World Series of Poker
- Bracelet: None
- Final tables: 9
- Money finishes: 38
- Highest WSOP Main Event finish: 97th, 2007

World Poker Tour
- Title: None
- Final table: 1
- Money finishes: 10

European Poker Tour
- Title: None
- Final table: 1
- Money finishes: 4

= Chad Brown (poker player) =

American actor and poker player (1961–2014)

Chad Brown (August 13, 1961 – July 2, 2014) was an American actor, poker player and color commentator, based in Los Angeles, California.

==Early life, family and education==

Brown was born in Manhattan, New York, and was raised in The Bronx, where he began playing poker in Italian cafés.

==Career==
He moved to Los Angeles in the early 1990s where he began working in Hollywood. Brown landed minor roles in television series and feature films, including Miami Hustle, Basket Case 2 and Maximum Bob. He also appeared as an assistant host on the game show Caesars Challenge in the early 1990s.

Brown was the presenter of the Ultimate Poker Challenge television series.

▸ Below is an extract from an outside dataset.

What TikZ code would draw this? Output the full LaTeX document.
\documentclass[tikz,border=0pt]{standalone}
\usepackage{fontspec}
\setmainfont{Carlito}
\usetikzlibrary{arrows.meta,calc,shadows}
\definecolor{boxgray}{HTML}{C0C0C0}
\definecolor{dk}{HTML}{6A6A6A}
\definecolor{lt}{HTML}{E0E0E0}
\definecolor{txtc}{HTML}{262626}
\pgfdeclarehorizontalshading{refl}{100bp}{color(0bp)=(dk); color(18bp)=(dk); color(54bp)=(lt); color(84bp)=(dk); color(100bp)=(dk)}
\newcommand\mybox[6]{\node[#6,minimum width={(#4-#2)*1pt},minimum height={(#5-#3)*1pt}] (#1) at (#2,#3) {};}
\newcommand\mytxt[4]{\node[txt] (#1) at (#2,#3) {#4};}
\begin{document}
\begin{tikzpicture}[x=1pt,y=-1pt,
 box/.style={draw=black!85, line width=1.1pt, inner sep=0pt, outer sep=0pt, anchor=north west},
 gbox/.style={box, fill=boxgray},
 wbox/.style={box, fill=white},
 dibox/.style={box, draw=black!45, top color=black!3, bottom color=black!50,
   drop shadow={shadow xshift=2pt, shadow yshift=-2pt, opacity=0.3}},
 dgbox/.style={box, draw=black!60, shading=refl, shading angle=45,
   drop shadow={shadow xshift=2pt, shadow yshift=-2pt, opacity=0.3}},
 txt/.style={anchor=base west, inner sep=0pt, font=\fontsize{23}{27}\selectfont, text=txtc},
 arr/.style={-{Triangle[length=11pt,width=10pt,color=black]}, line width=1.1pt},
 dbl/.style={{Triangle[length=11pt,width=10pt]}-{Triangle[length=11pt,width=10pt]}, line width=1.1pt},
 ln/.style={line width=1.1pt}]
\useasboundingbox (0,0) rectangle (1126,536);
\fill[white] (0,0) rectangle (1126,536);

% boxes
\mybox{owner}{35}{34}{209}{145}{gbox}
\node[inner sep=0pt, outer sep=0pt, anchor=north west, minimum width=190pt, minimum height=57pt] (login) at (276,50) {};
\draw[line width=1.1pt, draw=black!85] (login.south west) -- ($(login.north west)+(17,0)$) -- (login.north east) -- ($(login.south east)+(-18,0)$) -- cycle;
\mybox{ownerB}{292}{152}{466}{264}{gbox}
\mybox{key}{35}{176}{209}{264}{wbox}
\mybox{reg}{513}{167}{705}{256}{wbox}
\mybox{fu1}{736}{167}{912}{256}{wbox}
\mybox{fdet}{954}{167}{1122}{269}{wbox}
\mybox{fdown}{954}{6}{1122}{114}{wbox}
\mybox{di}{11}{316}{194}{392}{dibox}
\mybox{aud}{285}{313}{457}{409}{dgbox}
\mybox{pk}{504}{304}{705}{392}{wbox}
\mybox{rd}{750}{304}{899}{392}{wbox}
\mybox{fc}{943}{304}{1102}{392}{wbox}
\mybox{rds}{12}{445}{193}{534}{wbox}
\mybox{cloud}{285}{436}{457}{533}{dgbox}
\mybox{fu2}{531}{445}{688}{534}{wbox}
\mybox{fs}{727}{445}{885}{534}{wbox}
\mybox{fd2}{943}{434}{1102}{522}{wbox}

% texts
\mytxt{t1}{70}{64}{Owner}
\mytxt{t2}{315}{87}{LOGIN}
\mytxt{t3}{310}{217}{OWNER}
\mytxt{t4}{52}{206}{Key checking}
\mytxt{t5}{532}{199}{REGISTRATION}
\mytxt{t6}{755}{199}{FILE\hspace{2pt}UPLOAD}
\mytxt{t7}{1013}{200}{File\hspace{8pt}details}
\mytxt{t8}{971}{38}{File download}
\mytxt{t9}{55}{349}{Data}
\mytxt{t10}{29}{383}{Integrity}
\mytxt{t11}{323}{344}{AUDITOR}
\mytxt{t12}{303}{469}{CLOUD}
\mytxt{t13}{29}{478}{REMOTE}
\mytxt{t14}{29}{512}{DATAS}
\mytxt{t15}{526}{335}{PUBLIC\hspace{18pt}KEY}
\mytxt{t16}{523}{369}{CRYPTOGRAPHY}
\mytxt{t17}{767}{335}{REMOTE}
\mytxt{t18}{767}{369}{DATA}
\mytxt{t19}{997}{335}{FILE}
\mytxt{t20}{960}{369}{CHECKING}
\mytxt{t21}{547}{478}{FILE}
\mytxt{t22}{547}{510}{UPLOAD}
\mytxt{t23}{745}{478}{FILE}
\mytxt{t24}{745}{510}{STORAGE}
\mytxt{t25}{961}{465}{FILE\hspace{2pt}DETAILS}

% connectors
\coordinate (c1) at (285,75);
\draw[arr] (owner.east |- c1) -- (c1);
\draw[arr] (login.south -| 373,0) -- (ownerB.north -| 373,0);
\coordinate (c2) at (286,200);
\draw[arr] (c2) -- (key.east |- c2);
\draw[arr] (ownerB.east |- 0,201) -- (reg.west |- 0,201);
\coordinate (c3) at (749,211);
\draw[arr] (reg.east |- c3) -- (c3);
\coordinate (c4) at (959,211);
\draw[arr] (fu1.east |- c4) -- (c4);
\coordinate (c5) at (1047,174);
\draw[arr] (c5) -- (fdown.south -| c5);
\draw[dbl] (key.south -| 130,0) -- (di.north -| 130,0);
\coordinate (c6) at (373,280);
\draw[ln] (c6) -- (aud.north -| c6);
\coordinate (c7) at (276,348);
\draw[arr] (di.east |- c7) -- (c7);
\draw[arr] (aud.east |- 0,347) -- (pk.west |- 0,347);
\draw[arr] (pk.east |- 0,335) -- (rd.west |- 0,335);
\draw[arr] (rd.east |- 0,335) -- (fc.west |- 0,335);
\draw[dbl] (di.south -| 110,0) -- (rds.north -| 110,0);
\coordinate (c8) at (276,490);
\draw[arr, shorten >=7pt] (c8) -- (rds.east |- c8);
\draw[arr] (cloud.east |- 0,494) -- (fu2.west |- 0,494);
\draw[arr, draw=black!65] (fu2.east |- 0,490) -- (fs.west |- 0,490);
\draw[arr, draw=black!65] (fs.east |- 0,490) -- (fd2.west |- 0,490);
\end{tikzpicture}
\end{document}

He has finished in the money at several events in the World Series of Poker (WSOP), including third in the 2002 $1,500 Omaha hi-lo split event, second to Ted Forrest in the 2004 $1,500 seven-card stud event and second in the 2005 $2,000 seven-card stud hi-lo event. Brown made back to back final tables at 2005 World Series of Poker circuit events, including a third-place finish behind Chris Ferguson and Prahlad Friedman. Brown made 10 Final Tables at the WSOP, but never won a WSOP Bracelet in open competition. He finished runner-up three times and in third place three times. In 2014 he was awarded an honorary World Series of Poker bracelet for his overall contributions to the game of poker.

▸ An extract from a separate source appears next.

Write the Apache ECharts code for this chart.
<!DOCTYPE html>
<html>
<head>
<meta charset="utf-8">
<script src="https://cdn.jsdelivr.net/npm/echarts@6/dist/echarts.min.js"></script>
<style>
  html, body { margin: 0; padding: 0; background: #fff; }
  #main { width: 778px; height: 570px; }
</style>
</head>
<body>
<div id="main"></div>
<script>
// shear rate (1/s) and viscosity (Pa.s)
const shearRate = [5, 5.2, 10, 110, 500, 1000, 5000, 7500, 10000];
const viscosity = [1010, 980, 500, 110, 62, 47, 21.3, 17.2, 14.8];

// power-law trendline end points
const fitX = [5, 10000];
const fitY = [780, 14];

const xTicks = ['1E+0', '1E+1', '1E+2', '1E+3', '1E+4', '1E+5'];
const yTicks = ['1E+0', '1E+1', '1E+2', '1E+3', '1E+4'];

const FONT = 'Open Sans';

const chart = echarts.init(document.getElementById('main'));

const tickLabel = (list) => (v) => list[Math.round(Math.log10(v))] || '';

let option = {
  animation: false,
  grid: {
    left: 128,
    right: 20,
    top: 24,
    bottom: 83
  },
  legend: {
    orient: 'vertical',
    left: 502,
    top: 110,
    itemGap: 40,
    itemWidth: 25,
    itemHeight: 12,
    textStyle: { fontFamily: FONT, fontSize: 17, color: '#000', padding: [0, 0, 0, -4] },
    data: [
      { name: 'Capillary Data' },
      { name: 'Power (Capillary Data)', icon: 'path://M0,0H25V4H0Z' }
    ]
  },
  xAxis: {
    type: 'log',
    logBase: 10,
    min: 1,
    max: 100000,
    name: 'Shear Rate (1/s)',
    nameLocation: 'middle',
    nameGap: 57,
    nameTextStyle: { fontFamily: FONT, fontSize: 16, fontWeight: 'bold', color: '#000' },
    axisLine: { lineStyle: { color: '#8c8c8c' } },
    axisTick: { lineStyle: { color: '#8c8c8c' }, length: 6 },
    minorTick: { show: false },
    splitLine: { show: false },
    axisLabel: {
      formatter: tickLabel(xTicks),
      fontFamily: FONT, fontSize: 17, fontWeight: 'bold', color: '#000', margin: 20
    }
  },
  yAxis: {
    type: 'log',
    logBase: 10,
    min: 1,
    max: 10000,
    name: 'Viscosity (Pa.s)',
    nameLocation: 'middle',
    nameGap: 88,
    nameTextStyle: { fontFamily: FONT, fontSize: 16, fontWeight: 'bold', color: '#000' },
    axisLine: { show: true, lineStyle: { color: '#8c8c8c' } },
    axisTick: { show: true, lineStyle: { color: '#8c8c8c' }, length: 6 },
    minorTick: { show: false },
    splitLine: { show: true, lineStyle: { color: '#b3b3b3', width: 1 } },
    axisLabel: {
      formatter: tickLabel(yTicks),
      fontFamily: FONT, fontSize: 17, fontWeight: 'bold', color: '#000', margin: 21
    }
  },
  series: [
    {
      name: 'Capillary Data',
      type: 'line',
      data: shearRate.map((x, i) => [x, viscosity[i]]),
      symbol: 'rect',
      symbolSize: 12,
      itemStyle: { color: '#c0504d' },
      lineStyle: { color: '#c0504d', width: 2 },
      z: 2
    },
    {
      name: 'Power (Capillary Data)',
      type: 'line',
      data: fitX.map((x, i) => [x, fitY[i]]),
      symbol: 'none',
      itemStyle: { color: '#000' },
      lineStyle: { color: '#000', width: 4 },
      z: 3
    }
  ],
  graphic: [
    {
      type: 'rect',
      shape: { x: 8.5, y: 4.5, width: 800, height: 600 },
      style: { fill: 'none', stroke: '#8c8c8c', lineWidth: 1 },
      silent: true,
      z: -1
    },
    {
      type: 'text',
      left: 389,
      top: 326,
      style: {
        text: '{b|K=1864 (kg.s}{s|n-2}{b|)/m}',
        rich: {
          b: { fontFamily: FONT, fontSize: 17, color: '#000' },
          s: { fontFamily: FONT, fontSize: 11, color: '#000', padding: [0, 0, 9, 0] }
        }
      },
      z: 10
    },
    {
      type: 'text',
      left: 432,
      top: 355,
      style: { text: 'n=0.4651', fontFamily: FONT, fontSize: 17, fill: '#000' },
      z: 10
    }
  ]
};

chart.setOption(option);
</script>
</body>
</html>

Brown reached the final table of the World Poker Tour fourth season Bay 101 Shooting Stars Tournament, where he finished 6th. Brown won one of the biggest online poker tournaments in the 2006 World Championship of Online Poker $5000 H.O.R.S.E. event. He bested 174 other players to take down the $223,125 first prize and a gold bracelet. Brown made the finals of the NBC National Heads-Up Poker Championship, defeating Yosh Nakano, Gabe Kaplan, Brad Booth, Kristy Gazes, and Gavin Smith before losing to Paul Wasicka 2-0 in the best-of-three final.

In 2007, Brown cashed for the first time in the Main Event, coming in 97th place out of a field of 6,358 players, winning $67,535.

Brown's biggest win came at the 2009 Gulf Coast Poker Championship at the Beau Rivage Resort & Casino in Biloxi, Mississippi. Brown and Vanessa Rousso served as the official celebrity hosts of the tournament. For first place, Brown earned $225,567.

Brown was named Bluff Magazine Poker Player of the Year for 2006, for which he said “Winning player of the year is like an actor winning an Oscar”.

Brown's total live tournament winnings exceed $3,600,000. His 38 cashes at the WSOP account for $1,220,357 of those winnings.

==Personal life and death==
Brown resided in Los Angeles, California. In December 2007, he was engaged to Vanessa Rousso, also a professional poker player, with a wedding planned for 2009. He was twenty years her senior. However, after separating, they divorced in January 2012 but remained very close.

In February 2011, he was diagnosed with liposarcoma and had a 10 lb tumor removed from his abdomen. Brown resumed his poker career until he was no longer physically able to compete. He underwent radiation therapy, chemotherapy and other conventional treatments as well as alternative therapy in Mexico. Just prior to his death, the World Series of Poker honored him by awarding him an honorary bracelet for his achievements in poker, but Brown was unable to make the ceremony due to his condition, so it was shipped to him so he could see and wear it before he died.

Brown died on July 2, 2014, at age 52 in hospice care at Calvary Hospital in New York with his fiancée Stephanie Donahue by his side.